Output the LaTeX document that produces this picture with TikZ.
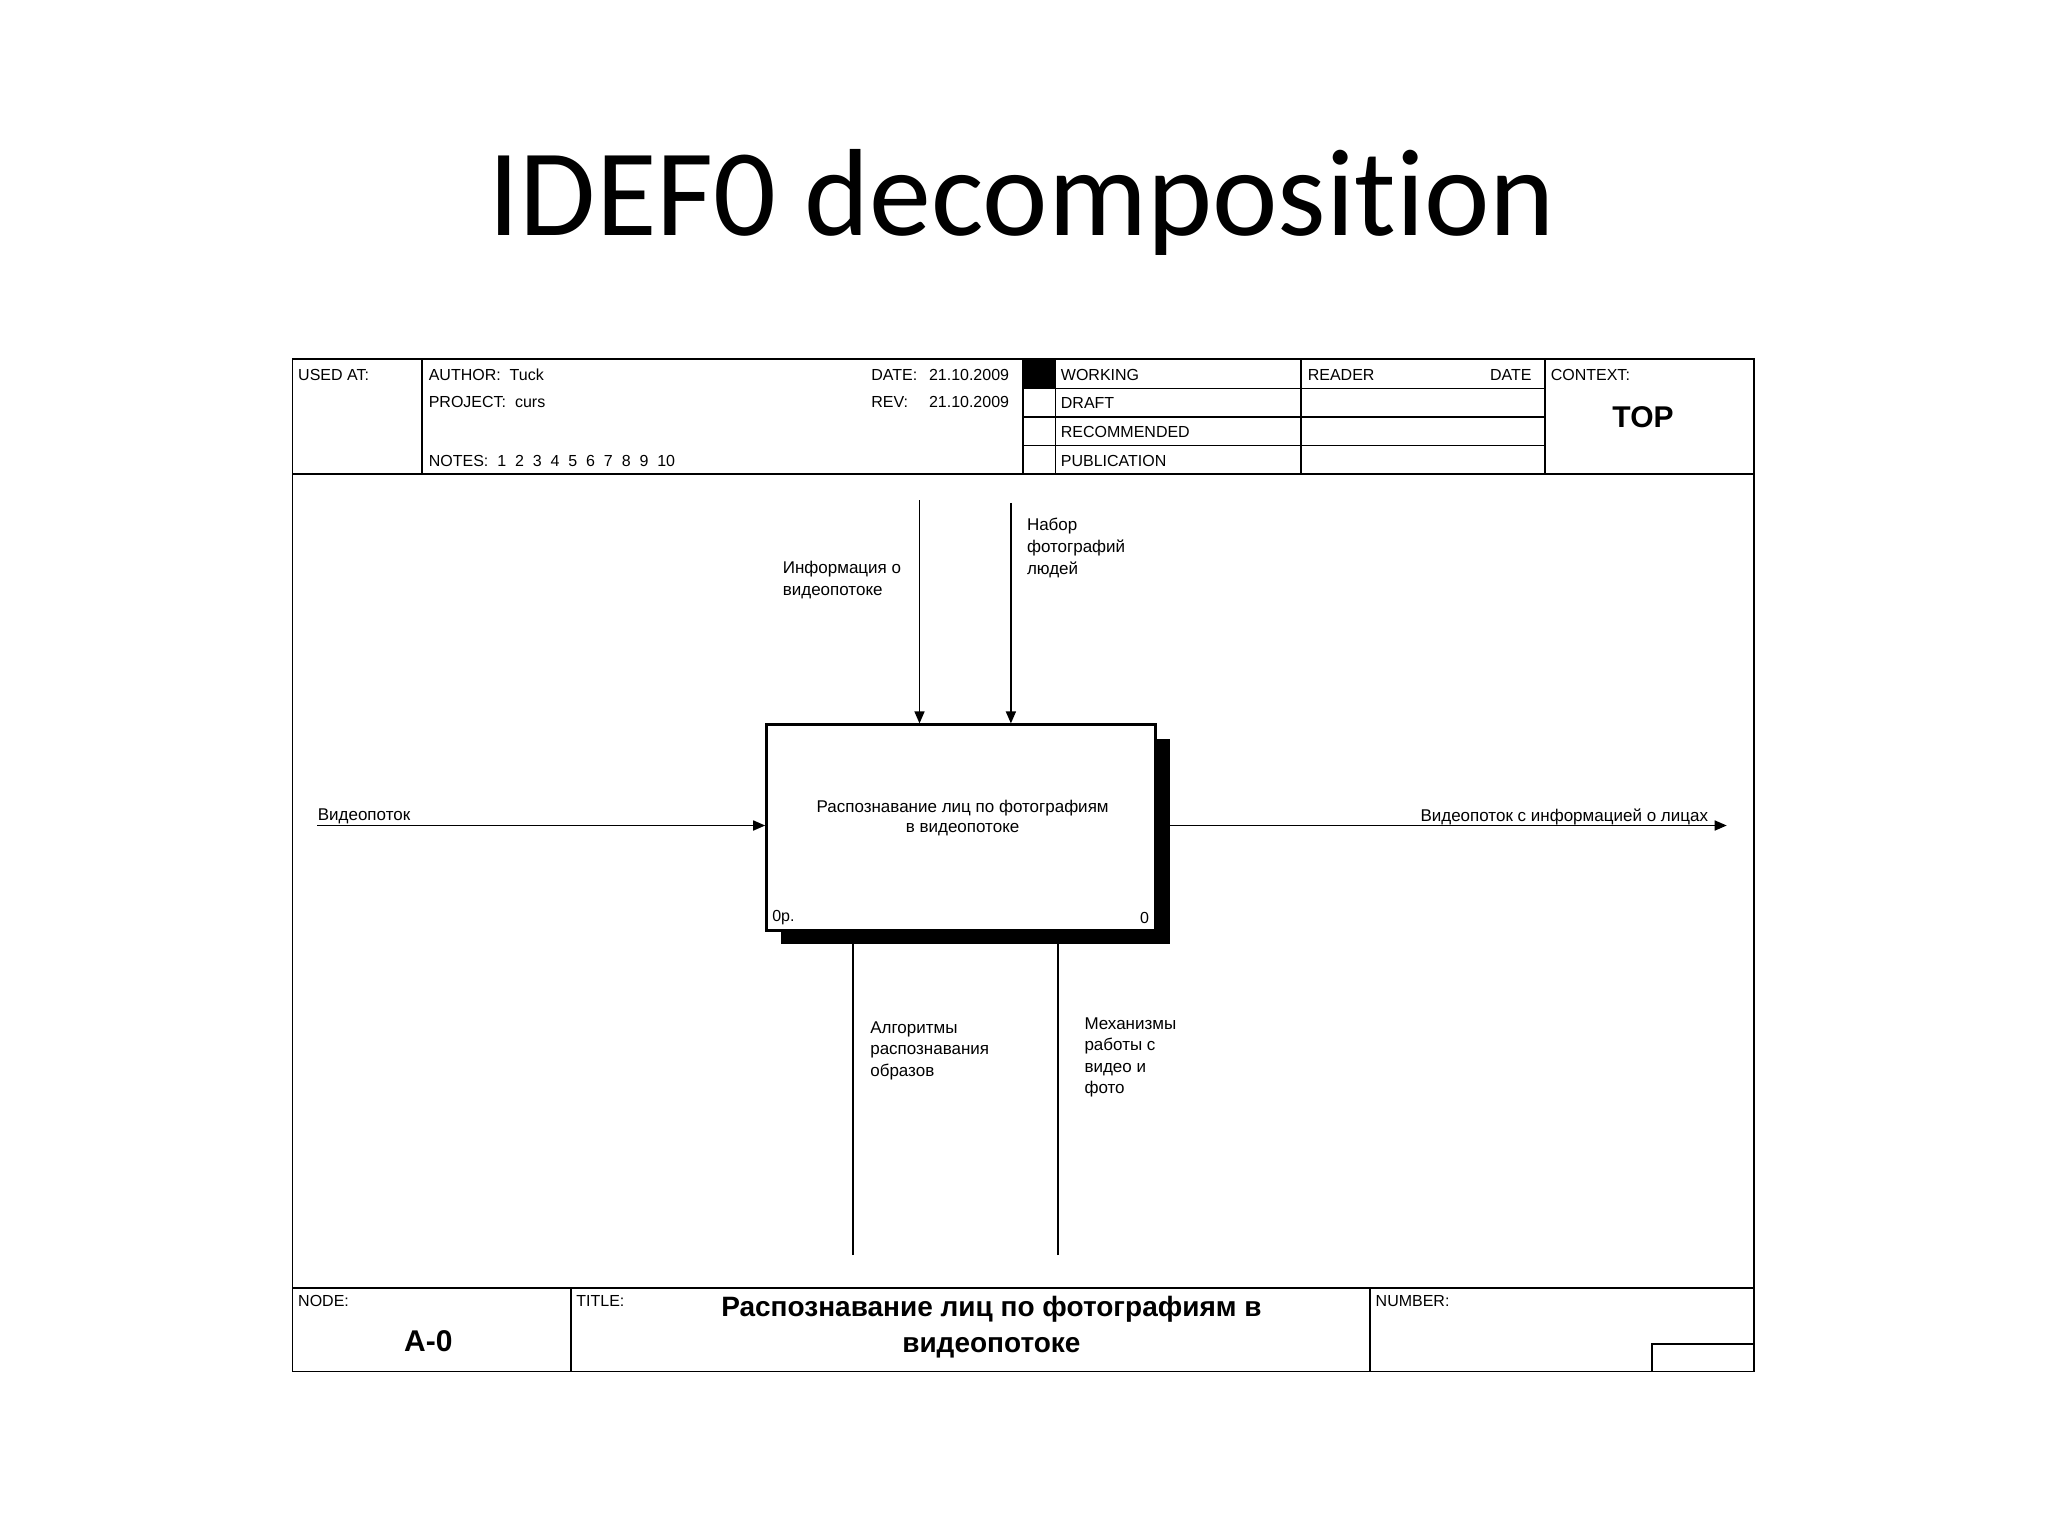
\documentclass[tikz,border=0pt]{standalone}
\usepackage{fontspec}
\setmainfont{Liberation Sans}
\newfontfamily\titlefont[Ligatures={NoCommon,NoRare,NoDiscretionary}]{Carlito}
\usetikzlibrary{arrows.meta,shadows,calc}
\begin{document}
\begin{tikzpicture}[x=0.5pt,y=-0.5pt,
  frameline/.style={line width=0.8pt},
  lbl/.style={inner sep=0pt, font=\fontsize{8}{10}\selectfont},
  dlbl/.style={inner sep=0pt, align=left, font=\fontsize{8.5}{10.8}\selectfont},
  arr/.style={line width=0.8pt,-{Triangle[length=6pt,width=5pt]}},
  func/.style={draw, line width=1.5pt, fill=white, minimum width=194.6pt, minimum height=102.6pt, inner sep=0pt,
    drop shadow={shadow xshift=7pt,shadow yshift=-7pt,fill=black,opacity=1}}
]
\useasboundingbox[fill=white] (0,0) rectangle (2048,1536);

% slide title
\node[inner sep=0pt, anchor=base, font=\titlefont\fontsize{62}{70}\selectfont] (slidetitle) at (1022,235) {IDEF0 decomposi\kern0pt tion};

% frame
\draw[frameline] (292.6,359.2) rectangle (1754.1,1371.4);
\draw[frameline] (292.6,474.1) -- (1754.1,474.1);
\draw[frameline] (421.9,359.2) -- (421.9,474.1);
\draw[frameline] (1022.7,359.2) -- (1022.7,474.1);
\draw[frameline] (1055.3,359.2) -- (1055.3,474.1);
\draw[frameline] (1300.9,359.2) -- (1300.9,474.1);
\draw[frameline] (1545.1,359.2) -- (1545.1,474.1);
\draw[frameline] (1022.7,388.6) -- (1545.1,388.6);
\draw[frameline] (1022.7,416.7) -- (1545.1,416.7);
\draw[frameline] (1022.7,445.4) -- (1545.1,445.4);
\fill (1022.7,359.2) rectangle (1055.3,388.6);
\draw[frameline] (292.6,1287.8) -- (1754.1,1287.8);
\draw[frameline] (570.8,1287.8) -- (570.8,1371.4);
\draw[frameline] (1370.1,1287.8) -- (1370.1,1371.4);
\draw[frameline] (1652.2,1371.4) |- (1754.1,1344);

% header texts
\node[lbl, anchor=west] (usedat) at (297.8,374.5) {USED AT:};
\node[lbl, anchor=west] (author) at (428.4,374.5) {AUTHOR:\ \ Tuck};
\node[lbl, anchor=west] (project) at (428.4,402) {PROJECT:\ \ curs};
\node[lbl, anchor=west] (notes) at (428.4,460.7) {NOTES:\ \ 1\ \ 2\ \ 3\ \ 4\ \ 5\ \ 6\ \ 7\ \ 8\ \ 9\ \ 10};
\node[lbl, anchor=west] (datel) at (871,374.5) {DATE:};
\node[lbl, anchor=west] (datev) at (928.6,374.5) {21.10.2009};
\node[lbl, anchor=west] (revl) at (871,402) {REV:};
\node[lbl, anchor=west] (revv) at (928.6,402) {21.10.2009};
\node[lbl, anchor=west] (working) at (1060.5,374.5) {WORKING};
\node[lbl, anchor=west] (draft) at (1060.5,403.3) {DRAFT};
\node[lbl, anchor=west] (recom) at (1060.5,432) {RECOMMENDED};
\node[lbl, anchor=west] (publ) at (1060.5,460.7) {PUBLICATION};
\node[lbl, anchor=west] (reader) at (1307.4,374.5) {READER};
\node[lbl, anchor=east] (rdate) at (1532,374.5) {DATE};
\node[lbl, anchor=west] (context) at (1550.4,374.5) {CONTEXT:};
\node[inner sep=0pt, font=\bfseries\fontsize{15}{18}\selectfont] (top) at (1643,416.7) {TOP};

% footer texts
\node[lbl, anchor=west] (nodel) at (297.8,1300.6) {NODE:};
\node[inner sep=0pt, font=\bfseries\fontsize{15}{18}\selectfont] (nodev) at (428.4,1341.4) {A-0};
\node[lbl, anchor=west] (titlel) at (576,1300.6) {TITLE:};
\node[inner sep=0pt, align=center, font=\bfseries\fontsize{14}{18.3}\selectfont] (titlev) at (991.4,1327.2) {Распознавание лиц по фотографиям в\\видеопотоке};
\node[lbl, anchor=west] (numberl) at (1375.3,1300.6) {NUMBER:};

% function box
\node[func] (box) at (961.3,827.5) {};
\node[inner sep=0pt, align=center, font=\fontsize{8.5}{10.4}\selectfont] (boxtxt) at (962.6,818) {Распознавание лиц по фотографиям\\в видеопотоке};
\node[lbl, anchor=west] (opl) at (771.9,918) {0p.};
\node[lbl, anchor=east] (onum) at (1149.4,918) {0};

% connectors
\coordinate (inS) at (317.4,825.5);
\coordinate (outE) at (1726.7,825.5);
\coordinate (c1) at (919.5,500.2);
\coordinate (c2) at (1010.9,502.9);
\coordinate (m1) at (852.9,1255.2);
\coordinate (m2) at (1058,1255.2);
\draw[arr] (inS) -- (inS -| box.west);
\draw[arr] (outE -| box.east) -- (outE);
\draw[arr] (c1) -- (c1 |- box.north);
\draw[arr] (c2) -- (c2 |- box.north);
\draw[arr] (m1) -- (m1 |- box.south);
\draw[arr] (m2) -- (m2 |- box.south);

% connector labels
\node[dlbl, anchor=west] (inlbl) at (317.4,816.5) {Видеопоток};
\node[dlbl, anchor=east] (outlbl) at (1708.4,816.5) {Видеопоток с информацией о лицах};
\node[dlbl, anchor=north west] (c1lbl) at (782.4,561) {Информация о\\видеопотоке};
\node[dlbl, anchor=north west] (c2lbl) at (1026.6,518) {Набор\\фотографий\\людей};
\node[dlbl, anchor=north west] (m1lbl) at (869.9,1021) {Алгоритмы\\распознавания\\образов};
\node[dlbl, anchor=north west] (m2lbl) at (1084.1,1017) {Механизмы\\работы с\\видео и\\фото};
\end{tikzpicture}
\end{document}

****************************************

Aim
Go through the listing above and quote it exactly, apart from its images.

Task answer
Output the LaTeX document that produces this picture with TikZ.
\documentclass[tikz,border=0pt]{standalone}
\usepackage{fontspec}
\setmainfont{Liberation Sans}
\newfontfamily\titlefont[Ligatures={NoCommon,NoRare,NoDiscretionary}]{Carlito}
\usetikzlibrary{arrows.meta,shadows,calc}
\begin{document}
\begin{tikzpicture}[x=0.5pt,y=-0.5pt,
  frameline/.style={line width=0.8pt},
  lbl/.style={inner sep=0pt, font=\fontsize{8}{10}\selectfont},
  dlbl/.style={inner sep=0pt, align=left, font=\fontsize{8.5}{10.8}\selectfont},
  arr/.style={line width=0.8pt,-{Triangle[length=6pt,width=5pt]}},
  func/.style={draw, line width=1.5pt, fill=white, minimum width=194.6pt, minimum height=102.6pt, inner sep=0pt,
    drop shadow={shadow xshift=7pt,shadow yshift=-7pt,fill=black,opacity=1}}
]
\useasboundingbox[fill=white] (0,0) rectangle (2048,1536);

% slide title
\node[inner sep=0pt, anchor=base, font=\titlefont\fontsize{62}{70}\selectfont] (slidetitle) at (1022,235) {IDEF0 decomposi\kern0pt tion};

% frame
\draw[frameline] (292.6,359.2) rectangle (1754.1,1371.4);
\draw[frameline] (292.6,474.1) -- (1754.1,474.1);
\draw[frameline] (421.9,359.2) -- (421.9,474.1);
\draw[frameline] (1022.7,359.2) -- (1022.7,474.1);
\draw[frameline] (1055.3,359.2) -- (1055.3,474.1);
\draw[frameline] (1300.9,359.2) -- (1300.9,474.1);
\draw[frameline] (1545.1,359.2) -- (1545.1,474.1);
\draw[frameline] (1022.7,388.6) -- (1545.1,388.6);
\draw[frameline] (1022.7,416.7) -- (1545.1,416.7);
\draw[frameline] (1022.7,445.4) -- (1545.1,445.4);
\fill (1022.7,359.2) rectangle (1055.3,388.6);
\draw[frameline] (292.6,1287.8) -- (1754.1,1287.8);
\draw[frameline] (570.8,1287.8) -- (570.8,1371.4);
\draw[frameline] (1370.1,1287.8) -- (1370.1,1371.4);
\draw[frameline] (1652.2,1371.4) |- (1754.1,1344);

% header texts
\node[lbl, anchor=west] (usedat) at (297.8,374.5) {USED AT:};
\node[lbl, anchor=west] (author) at (428.4,374.5) {AUTHOR:\ \ Tuck};
\node[lbl, anchor=west] (project) at (428.4,402) {PROJECT:\ \ curs};
\node[lbl, anchor=west] (notes) at (428.4,460.7) {NOTES:\ \ 1\ \ 2\ \ 3\ \ 4\ \ 5\ \ 6\ \ 7\ \ 8\ \ 9\ \ 10};
\node[lbl, anchor=west] (datel) at (871,374.5) {DATE:};
\node[lbl, anchor=west] (datev) at (928.6,374.5) {21.10.2009};
\node[lbl, anchor=west] (revl) at (871,402) {REV:};
\node[lbl, anchor=west] (revv) at (928.6,402) {21.10.2009};
\node[lbl, anchor=west] (working) at (1060.5,374.5) {WORKING};
\node[lbl, anchor=west] (draft) at (1060.5,403.3) {DRAFT};
\node[lbl, anchor=west] (recom) at (1060.5,432) {RECOMMENDED};
\node[lbl, anchor=west] (publ) at (1060.5,460.7) {PUBLICATION};
\node[lbl, anchor=west] (reader) at (1307.4,374.5) {READER};
\node[lbl, anchor=east] (rdate) at (1532,374.5) {DATE};
\node[lbl, anchor=west] (context) at (1550.4,374.5) {CONTEXT:};
\node[inner sep=0pt, font=\bfseries\fontsize{15}{18}\selectfont] (top) at (1643,416.7) {TOP};

% footer texts
\node[lbl, anchor=west] (nodel) at (297.8,1300.6) {NODE:};
\node[inner sep=0pt, font=\bfseries\fontsize{15}{18}\selectfont] (nodev) at (428.4,1341.4) {A-0};
\node[lbl, anchor=west] (titlel) at (576,1300.6) {TITLE:};
\node[inner sep=0pt, align=center, font=\bfseries\fontsize{14}{18.3}\selectfont] (titlev) at (991.4,1327.2) {Распознавание лиц по фотографиям в\\видеопотоке};
\node[lbl, anchor=west] (numberl) at (1375.3,1300.6) {NUMBER:};

% function box
\node[func] (box) at (961.3,827.5) {};
\node[inner sep=0pt, align=center, font=\fontsize{8.5}{10.4}\selectfont] (boxtxt) at (962.6,818) {Распознавание лиц по фотографиям\\в видеопотоке};
\node[lbl, anchor=west] (opl) at (771.9,918) {0p.};
\node[lbl, anchor=east] (onum) at (1149.4,918) {0};

% connectors
\coordinate (inS) at (317.4,825.5);
\coordinate (outE) at (1726.7,825.5);
\coordinate (c1) at (919.5,500.2);
\coordinate (c2) at (1010.9,502.9);
\coordinate (m1) at (852.9,1255.2);
\coordinate (m2) at (1058,1255.2);
\draw[arr] (inS) -- (inS -| box.west);
\draw[arr] (outE -| box.east) -- (outE);
\draw[arr] (c1) -- (c1 |- box.north);
\draw[arr] (c2) -- (c2 |- box.north);
\draw[arr] (m1) -- (m1 |- box.south);
\draw[arr] (m2) -- (m2 |- box.south);

% connector labels
\node[dlbl, anchor=west] (inlbl) at (317.4,816.5) {Видеопоток};
\node[dlbl, anchor=east] (outlbl) at (1708.4,816.5) {Видеопоток с информацией о лицах};
\node[dlbl, anchor=north west] (c1lbl) at (782.4,561) {Информация о\\видеопотоке};
\node[dlbl, anchor=north west] (c2lbl) at (1026.6,518) {Набор\\фотографий\\людей};
\node[dlbl, anchor=north west] (m1lbl) at (869.9,1021) {Алгоритмы\\распознавания\\образов};
\node[dlbl, anchor=north west] (m2lbl) at (1084.1,1017) {Механизмы\\работы с\\видео и\\фото};
\end{tikzpicture}
\end{document}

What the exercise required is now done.